Why is the GOP Not Blacker? Duh.

06/06/2009 05:12 am ET | Updated May 25, 2011

As the Republican Party struggles to reinvent itself, they have created something called the "National Council for a New America." Part of the mission of the NCNA being to reach out to Black and Hispanic America.

Strange. As one who is married to a Hispanic-American, speaks Spanish, and has written and spoken extensively on this subject for the last two decades, I was not invited. Nor were others I know who care deeply about the GOP reaching out to minorities. The inaugural event proclaimed it had a "national panel of experts" headlined by former Governor Jeb Bush, former Governor Mitt Romney, Governor Haley Barbour of Mississippi and Senator John McCain of Arizona. Older white wealthy guys who are going to attract America's minority youth to the GOP. Okay. My only question then being, why haven't they done it over the course of the last twenty years?

My other question for the "leadership" of the GOP being, what has really changed for the better in the Republican Party since I wrote the column below for USA Today in July of 1993? Other than continuing to exclude those who actually know this issue.

USA TODAY, Wednesday, July 21, 1993

GOP Must Reach Out To Blacks

By Douglas MacKinnon

If the Republican Party hopes to recapture the White House in 1996, we had better snap out of the ether in a big hurry and get back to our roots.

The first and best way I can think of doing that is for the Republican leadership of Senator Robert Dole, Chairman Haley Barbour, et al, to carve in granite (today, if possible) that we will never, ever let those country-club elitists who infested our last presidential campaign anywhere near the playing field in 1996.

For in my humble opinion, it was those "types" (as they fought over who would get the best furniture and office view, instead of against candidate Clinton) who went a long way toward undermining the re-election bid of a good man and a very good president in George Bush.

I guess at this point I should state that I am about as far removed from the stereotypical image of a Republican as you can get.

Even though I'm white, I grew up on welfare in various parts of Boston and New England. A number of times my family was homeless and destitute. But as bad as things were, there was a bright side for me. That bright side was that I often lived in mostly black neighborhoods and learned at an early age what all Americans should know.

I learned that Black America is a great America. That my Black friends were no different from me inasmuch as we were all struggling to survive and rise above the poverty that was sucking the life out of all of us.

I believe that if the Republican Party hopes to rise above the defeat of 1992, we must turn to Black America with open arms and say: "Join us. Help us build a country that will serve all of its citizens."

We must say this -- and as Republicans, we must mean it.

Let's face it: In 1993 there are still members of the GOP who only want and expect to see black men and women if they're holding trays of drinks.

To Black America, I would only say, give the Republican Party a chance. Don't blindly turn your back on a party that can, with the right leadership, help lift you out of a lifetime of despair.

I am here to tell you that there are many Republicans who care deeply about the plight of Black Americans and all minorities.
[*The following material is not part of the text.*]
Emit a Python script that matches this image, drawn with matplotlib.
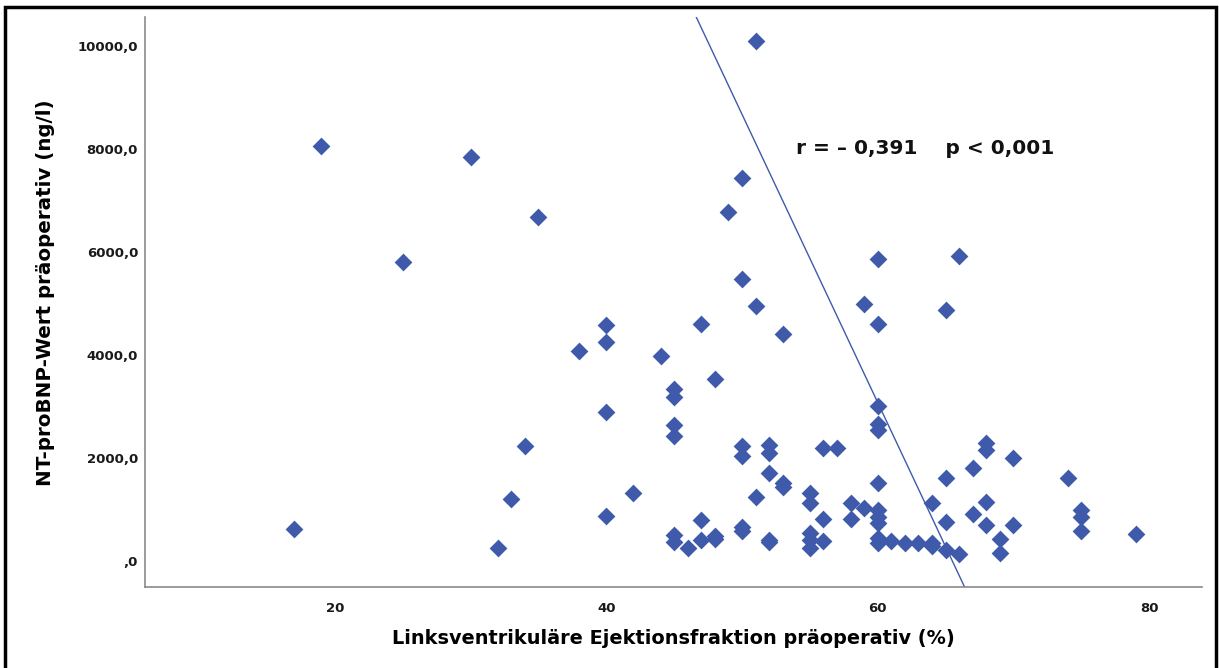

Republicans like the late Lee Atwater, George Bush, Jack Kemp and Governor Carroll Campbell of South Carolina.

Four years after the fact, I am still saddened to think that the students of Howard University, a Black University in Washington, forced Atwater off their board of trustees because of a knee-jerk reaction triggered by the lies the Democrat Party told about Lee and the Willie Horton incident.

To those students and faculty who forced Lee out, I would only tell you how wrong you were. Lee Atwater sincerely cared about the problems faced by Black Americans and would have done great things for you and your university.

He believed, as do I and many other Republicans, that Black Americas have been shortchanged and taken for granted by a Democrat Party that considers their votes in the bag.

As one who grew up in abject poverty, I believe that many of the policies of the Democrat Party are harmful to those below the poverty line and must be changed.

For that reason, while we are far from perfect, in my heart I believe the Republican Party has more to offer to Black Americans and all those striving to make a better life for themselves.

I realize full well that by writing this column, I possibly am cutting my own throat within the Republican Party. So be it. I can't control the insecurities of others; I can only be true to myself.

The party of Abraham Lincoln is not the party of country-club elitists. It was, and must be again, the party of those who believe in the dream called America.

To survive and prosper, we must truly become a party of inclusion.